“You get what you pay for” is a useful saying, and we’ll make a sweeping generalization that it’s true more often than not.

So long as it’s not applied to the 2023 Major League Baseball season, that is.

In 2022, teams generally did get what they paid for. The 12-team playoff field consisted of nine clubs—including all five of the biggest spenders—that were in the top half of the league in payroll and just three in the bottom half.

It’s early yet, but what’s unfolding in 2023 is basically the Bizarro World version of last year. If the season had ended with Memorial Day on Monday, the playoff field would have been split evenly between six teams in the bottom half in payroll and six teams in the top half. Of the six teams with the highest payrolls in each division, not one is in first place.
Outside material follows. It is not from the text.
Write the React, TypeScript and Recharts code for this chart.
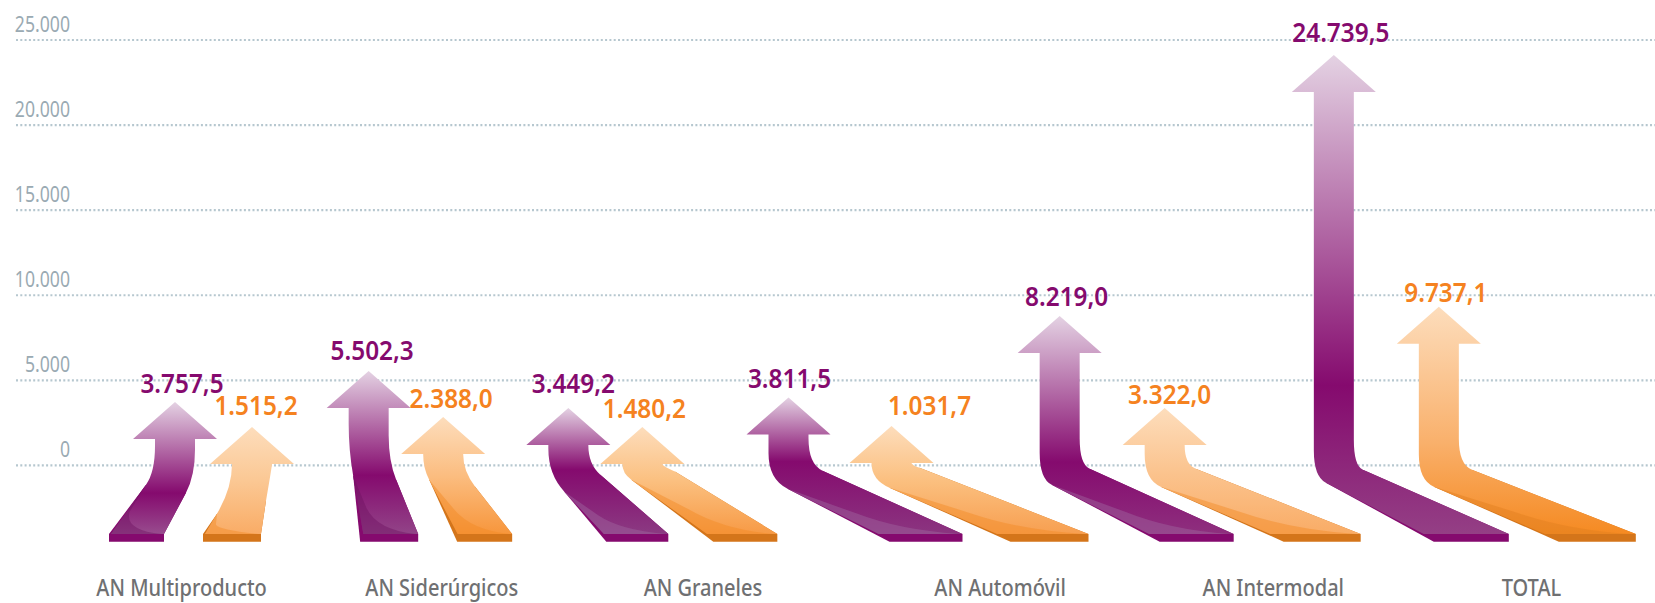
import React from 'react';
import { ComposedChart, Bar, XAxis, YAxis, CartesianGrid } from 'recharts';

const categories = ['AN Multiproducto', 'AN Siderúrgicos', 'AN Graneles', 'AN Automóvil', 'AN Intermodal', 'TOTAL'];

// Printed figures. The arrows in the source are not drawn to scale, so the
// heights below are read off the axis separately.
const purpleLabels = ['3.757,5', '5.502,3', '3.449,2', '3.811,5', '8.219,0', '24.739,5'];
const orangeLabels = ['1.515,2', '2.388,0', '1.480,2', '1.031,7', '3.322,0', '9.737,1'];
const purpleTops = [3730, 5550, 3375, 3995, 8780, 24120];
const orangeTops = [2260, 2845, 2260, 2320, 3375, 9330];

const yTicks = [0, 5000, 10000, 15000, 20000, 25000];
const yTickLabels = ['0', '5.000', '10.000', '15.000', '20.000', '25.000'];
const FOOT_VALUE = -4480;

const PURPLE = { tip: '#E4D2E3', side: '#850A6E' };
const ORANGE = { tip: '#FDDDBC', side: '#D4751A' };

// Hand-placed shape of each arrow, the source is a pictogram and not a regular bar
interface ArrowShape {
  dx: number; // shaft centre relative to the bar slot
  foot: [number, number]; // foot left / right relative to the shaft
  kneeL: [number, number]; // x relative to the shaft, height above the bottom
  kneeR: [number, number];
  midAt: number; // where the gradient reaches its middle colour, 0-1 from the tip
  mid: string;
  end: string; // colour at the foot
  swoosh?: string;
  text: [number, number]; // label offset from the tip
}

const purpleShapes: ArrowShape[] = [
  { dx: 60, foot: [-66, -11], kneeL: [-29, 57], kneeR: [11, 49], midAt: 0.69, mid: '#850A6E', end: '#984C8E', swoosh: '#6E1262', text: [7, -9] },
  { dx: -19.5, foot: [-8.5, 49.5], kneeL: [-15.5, 66], kneeR: [27.5, 62], midAt: 0.64, mid: '#850A6E', end: '#924488', swoosh: '#6E1262', text: [3.5, -11] },
  { dx: -93, foot: [38, 100], kneeL: [-4, 50], kneeR: [32, 67], midAt: 0.49, mid: '#850A6E', end: '#8B3A82', swoosh: '#A066A0', text: [5, -15] },
  { dx: -146, foot: [101, 174], kneeL: [-1, 53], kneeR: [34, 71], midAt: 0.47, mid: '#850A6E', end: '#8B3580', swoosh: '#A066A0', text: [1, -9] },
  { dx: -148, foot: [100, 174], kneeL: [-8, 57], kneeR: [30, 73], midAt: 0.67, mid: '#850A6E', end: '#8E2F7E', swoosh: '#A066A0', text: [7, -10] },
  { dx: -147, foot: [100, 175], kneeL: [-8, 59], kneeR: [29, 72], midAt: 0.69, mid: '#850A6E', end: '#943F85', text: [7, -13] },
];

const orangeShapes: ArrowShape[] = [
  { dx: 62, foot: [-49, 9], kneeL: [-35, 28], kneeR: [14, 41], midAt: 0.5, mid: '#FBC894', end: '#F9AC66', swoosh: '#F28A24', text: [4, -12] },
  { dx: -20, foot: [14, 69], kneeL: [-14, 62], kneeR: [32, 55], midAt: 0.5, mid: '#FBBD80', end: '#F7963C', swoosh: '#F28A24', text: [8, -9] },
  { dx: -94, foot: [71, 135], kneeL: [-11, 62], kneeR: [33, 70], midAt: 0.5, mid: '#FBC080', end: '#F79A45', swoosh: '#F28A24', text: [2, -9] },
  { dx: -118, foot: [119, 197], kneeL: [-2, 54], kneeR: [28, 74], midAt: 0.5, mid: '#FBC080', end: '#F79F50', swoosh: '#F28A24', text: [38, -11] },
  { dx: -118, foot: [119, 196], kneeL: [-4, 55], kneeR: [31, 73], midAt: 0.5, mid: '#FBC48F', end: '#F9AC66', swoosh: '#F28A24', text: [5, -4] },
  { dx: -117, foot: [120, 197], kneeL: [-5, 55], kneeR: [33, 72], midAt: 0.6, mid: '#F9B06B', end: '#F58A22', swoosh: '#E07E1E', text: [7, -5] },
];

const rows = categories.map((name, i) => ({ name, purple: purpleTops[i], orange: orangeTops[i] }));

const HEAD_HALF = 42;
const HEAD_H = 37;
const SHAFT_HALF = 20;
const BAND_H = 7.7;

// curve from the vertical shaft into the slanted foot edge: the control point
// sits where the two lines cross so the bend has no kink
const bend = (shaftX: number, kneeX: number, kneeY: number, endX: number, endY: number, headBase: number) => {
  const run = endX - kneeX;
  const cross = Math.abs(run) < 1 ? kneeY - 6 : kneeY + ((shaftX - kneeX) * (endY - kneeY)) / run;
  const ctrlY = Math.max(headBase + 2, Math.min(cross, kneeY - 2));
  const reach = Math.max(Math.hypot(kneeX - shaftX, kneeY - ctrlY), 26);
  return { ctrlY, startY: Math.max(headBase, ctrlY - reach) };
};

const makeArrow = (prefix: string, shapes: ArrowShape[], labels: string[], pal: typeof PURPLE, textColor: string) =>
  (props: any) => {
    const { x, y, width, height, index } = props;
    const s = shapes[index];
    const cx = x + width / 2 + s.dx;
    const bottom = y + height;
    const footTop = bottom - BAND_H;
    const headBase = y + HEAD_H;
    const sl = cx - SHAFT_HALF;
    const sr = cx + SHAFT_HALF;
    const footL = cx + s.foot[0];
    const footR = cx + s.foot[1];
    const klx = cx + s.kneeL[0];
    const kly = bottom - s.kneeL[1];
    const krx = cx + s.kneeR[0];
    const kry = bottom - s.kneeR[1];
    const leanRight = footL > klx;
    // edge of the top face where it meets the front band
    const faceBL = leanRight
      ? footL - ((footL - klx) * BAND_H) / s.kneeL[1] + 4
      : footL + 2;
    const right = bend(sr, krx, kry, footR, footTop, headBase);
    const left = bend(sl, klx, kly, faceBL, footTop, headBase);

    const face = [
      `M${cx},${y}`,
      `L${cx + HEAD_HALF},${headBase}`,
      `L${sr},${headBase}`,
      `L${sr},${right.startY}`,
      `Q${sr},${right.ctrlY} ${krx},${kry}`,
      `L${footR},${footTop}`,
      `L${faceBL},${footTop}`,
      `L${klx},${kly}`,
      `Q${sl},${left.ctrlY} ${sl},${left.startY}`,
      `L${sl},${headBase}`,
      `L${cx - HEAD_HALF},${headBase}`,
      'Z',
    ].join(' ');

    const side = leanRight
      ? `M${klx},${kly} L${footL},${bottom} L${footR},${bottom} L${footR},${footTop} L${krx},${kry} Z`
      : `M${klx},${kly} L${footL},${footTop} L${footL},${bottom} L${footR},${bottom} L${footR},${footTop} L${krx},${kry} Z`;

    const w = footR - faceBL;
    const swoosh = `M${klx},${kly} L${faceBL},${footTop} L${faceBL + w * 0.95},${footTop} Q${faceBL + w * 0.25},${footTop - 4} ${faceBL + (klx - faceBL) * 0.35 + w * 0.12},${kly + (footTop - kly) * 0.55} Z`;

    const id = `${prefix}-${index}`;
    const tx = cx + s.text[0];
    const ty = y + s.text[1];
    return (
      <g>
        <defs>
          <linearGradient id={id} gradientUnits="userSpaceOnUse" x1="0" x2="0" y1={y} y2={footTop}>
            <stop offset="0" stopColor={pal.tip} />
            <stop offset={s.midAt} stopColor={s.mid} />
            <stop offset="1" stopColor={s.end} />
          </linearGradient>
        </defs>
        <path d={side} fill={pal.side} />
        <path d={face} fill={`url(#${id})`} />
        {s.swoosh && <path d={swoosh} fill={s.swoosh} opacity={0.45} />}
        <text
          transform={`translate(${tx},${ty}) scale(0.92,1)`}
          textAnchor="middle"
          fontFamily="'Noto Sans', sans-serif"
          fontWeight={600}
          fontSize={26.5}
          fill={textColor}
        >
          {labels[index]}
        </text>
      </g>
    );
  };

const PurpleArrow = makeArrow('p', purpleShapes, purpleLabels, PURPLE, '#850A6E');
const OrangeArrow = makeArrow('o', orangeShapes, orangeLabels, ORANGE, '#F58220');

const labelDx = [29, 16, 4, 28, 28, 13];

const CategoryTick = ({ x, y, payload, index }: any) => (
  <text
    transform={`translate(${x + labelDx[index]},${y + 46}) scale(0.87,1)`}
    textAnchor="middle"
    fontFamily="'Noto Sans', sans-serif"
    fontWeight={500}
    fontSize={23}
    fill="#6F7072"
  >
    {payload.value}
  </text>
);

const ValueTick = ({ y, payload }: any) => (
  <text
    transform={`translate(70,${y - 8}) scale(0.84,1)`}
    textAnchor="end"
    fontFamily="'Noto Sans', sans-serif"
    fontSize={21}
    fill="#9AAAB3"
  >
    {yTickLabels[yTicks.indexOf(payload.value)]}
  </text>
);

export default function App() {
  return (
    <div style={{ position: 'absolute', left: 0, top: 0, width: 1655, height: 603 }}>
      <ComposedChart
        width={1655}
        height={603}
        data={rows}
        margin={{ top: 40, right: 0, bottom: 31.3, left: 0 }}
        barSize={40}
        barGap={35}
      >
        <CartesianGrid
          horizontal
          vertical={false}
          syncWithTicks
          stroke="#B6C7CF"
          strokeWidth={2.2}
          strokeDasharray="2 2.3"
        />
        <XAxis
          dataKey="name"
          interval={0}
          height={30}
          axisLine={false}
          tickLine={false}
          tick={<CategoryTick />}
        />
        <YAxis
          width={16}
          domain={[FOOT_VALUE, 25000]}
          ticks={yTicks}
          axisLine={false}
          tickLine={false}
          tick={<ValueTick />}
        />
        <Bar dataKey={(d: any) => [FOOT_VALUE, d.purple]} shape={PurpleArrow} isAnimationActive={false} />
        <Bar dataKey={(d: any) => [FOOT_VALUE, d.orange]} shape={OrangeArrow} isAnimationActive={false} />
      </ComposedChart>
    </div>
  );
}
Out of the teams with the top 10 payrolls, the New York Mets ($345.5 million), San Diego Padres ($247.9 million), Philadelphia Phillies ($243.5 million), Los Angeles Angels ($215.9 million), Toronto Blue Jays ($214.1 million) and defending World Series champion Houston Astros ($190.7 million) have all put themselves in danger of falling short of the postseason.

What the Heck Is Going On?

As in, small picture? A whole bunch of explanations that reside on various points of spectrum with “Surprising” on one side and “Foreseeable” on the other.

Toward the latter is where you’ll find the Mets. Their Justin Verlander- and Max Scherzer-led rotation looked like the best in the league coming into the year, but there were always concerns relating to its age and questionable durability. Cut to now, and their rotation leads MLB in money lost to the injured list while also ranking last in the National League in rWAR.